▶ **Aim**: Return all of the data exactly as given.

# Given material start

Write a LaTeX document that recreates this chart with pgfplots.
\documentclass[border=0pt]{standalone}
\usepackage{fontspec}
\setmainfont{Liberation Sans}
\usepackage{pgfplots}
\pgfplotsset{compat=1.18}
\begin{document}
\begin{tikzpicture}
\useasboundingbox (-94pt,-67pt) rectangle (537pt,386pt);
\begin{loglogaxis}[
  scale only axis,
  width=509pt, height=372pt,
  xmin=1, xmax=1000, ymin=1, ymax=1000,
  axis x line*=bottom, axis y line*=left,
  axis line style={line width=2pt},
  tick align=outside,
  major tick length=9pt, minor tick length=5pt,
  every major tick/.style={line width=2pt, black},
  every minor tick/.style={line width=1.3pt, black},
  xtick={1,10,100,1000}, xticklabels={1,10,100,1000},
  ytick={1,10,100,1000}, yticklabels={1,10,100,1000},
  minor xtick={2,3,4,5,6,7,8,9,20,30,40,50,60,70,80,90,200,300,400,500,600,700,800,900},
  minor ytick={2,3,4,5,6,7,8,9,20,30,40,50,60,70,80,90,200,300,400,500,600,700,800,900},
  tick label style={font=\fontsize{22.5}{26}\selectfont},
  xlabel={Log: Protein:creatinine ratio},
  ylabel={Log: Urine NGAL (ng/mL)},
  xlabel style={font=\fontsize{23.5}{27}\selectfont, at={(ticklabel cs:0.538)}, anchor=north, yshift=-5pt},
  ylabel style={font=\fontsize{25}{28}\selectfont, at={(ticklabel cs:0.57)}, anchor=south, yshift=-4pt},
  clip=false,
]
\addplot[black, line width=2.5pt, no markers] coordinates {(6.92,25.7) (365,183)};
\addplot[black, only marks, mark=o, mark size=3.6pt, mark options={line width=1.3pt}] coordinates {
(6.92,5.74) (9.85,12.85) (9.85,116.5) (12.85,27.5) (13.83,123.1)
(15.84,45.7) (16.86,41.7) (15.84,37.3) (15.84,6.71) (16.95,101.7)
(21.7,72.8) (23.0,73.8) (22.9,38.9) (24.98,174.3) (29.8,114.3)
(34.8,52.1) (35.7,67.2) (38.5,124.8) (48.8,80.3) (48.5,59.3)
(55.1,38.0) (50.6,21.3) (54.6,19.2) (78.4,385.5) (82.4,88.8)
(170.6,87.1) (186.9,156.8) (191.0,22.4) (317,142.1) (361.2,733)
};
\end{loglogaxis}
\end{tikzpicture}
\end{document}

# Given material end

▶ **Result of this exercise**:
Write a LaTeX document that recreates this chart with pgfplots.
\documentclass[border=0pt]{standalone}
\usepackage{fontspec}
\setmainfont{Liberation Sans}
\usepackage{pgfplots}
\pgfplotsset{compat=1.18}
\begin{document}
\begin{tikzpicture}
\useasboundingbox (-94pt,-67pt) rectangle (537pt,386pt);
\begin{loglogaxis}[
  scale only axis,
  width=509pt, height=372pt,
  xmin=1, xmax=1000, ymin=1, ymax=1000,
  axis x line*=bottom, axis y line*=left,
  axis line style={line width=2pt},
  tick align=outside,
  major tick length=9pt, minor tick length=5pt,
  every major tick/.style={line width=2pt, black},
  every minor tick/.style={line width=1.3pt, black},
  xtick={1,10,100,1000}, xticklabels={1,10,100,1000},
  ytick={1,10,100,1000}, yticklabels={1,10,100,1000},
  minor xtick={2,3,4,5,6,7,8,9,20,30,40,50,60,70,80,90,200,300,400,500,600,700,800,900},
  minor ytick={2,3,4,5,6,7,8,9,20,30,40,50,60,70,80,90,200,300,400,500,600,700,800,900},
  tick label style={font=\fontsize{22.5}{26}\selectfont},
  xlabel={Log: Protein:creatinine ratio},
  ylabel={Log: Urine NGAL (ng/mL)},
  xlabel style={font=\fontsize{23.5}{27}\selectfont, at={(ticklabel cs:0.538)}, anchor=north, yshift=-5pt},
  ylabel style={font=\fontsize{25}{28}\selectfont, at={(ticklabel cs:0.57)}, anchor=south, yshift=-4pt},
  clip=false,
]
\addplot[black, line width=2.5pt, no markers] coordinates {(6.92,25.7) (365,183)};
\addplot[black, only marks, mark=o, mark size=3.6pt, mark options={line width=1.3pt}] coordinates {
(6.92,5.74) (9.85,12.85) (9.85,116.5) (12.85,27.5) (13.83,123.1)
(15.84,45.7) (16.86,41.7) (15.84,37.3) (15.84,6.71) (16.95,101.7)
(21.7,72.8) (23.0,73.8) (22.9,38.9) (24.98,174.3) (29.8,114.3)
(34.8,52.1) (35.7,67.2) (38.5,124.8) (48.8,80.3) (48.5,59.3)
(55.1,38.0) (50.6,21.3) (54.6,19.2) (78.4,385.5) (82.4,88.8)
(170.6,87.1) (186.9,156.8) (191.0,22.4) (317,142.1) (361.2,733)
};
\end{loglogaxis}
\end{tikzpicture}
\end{document}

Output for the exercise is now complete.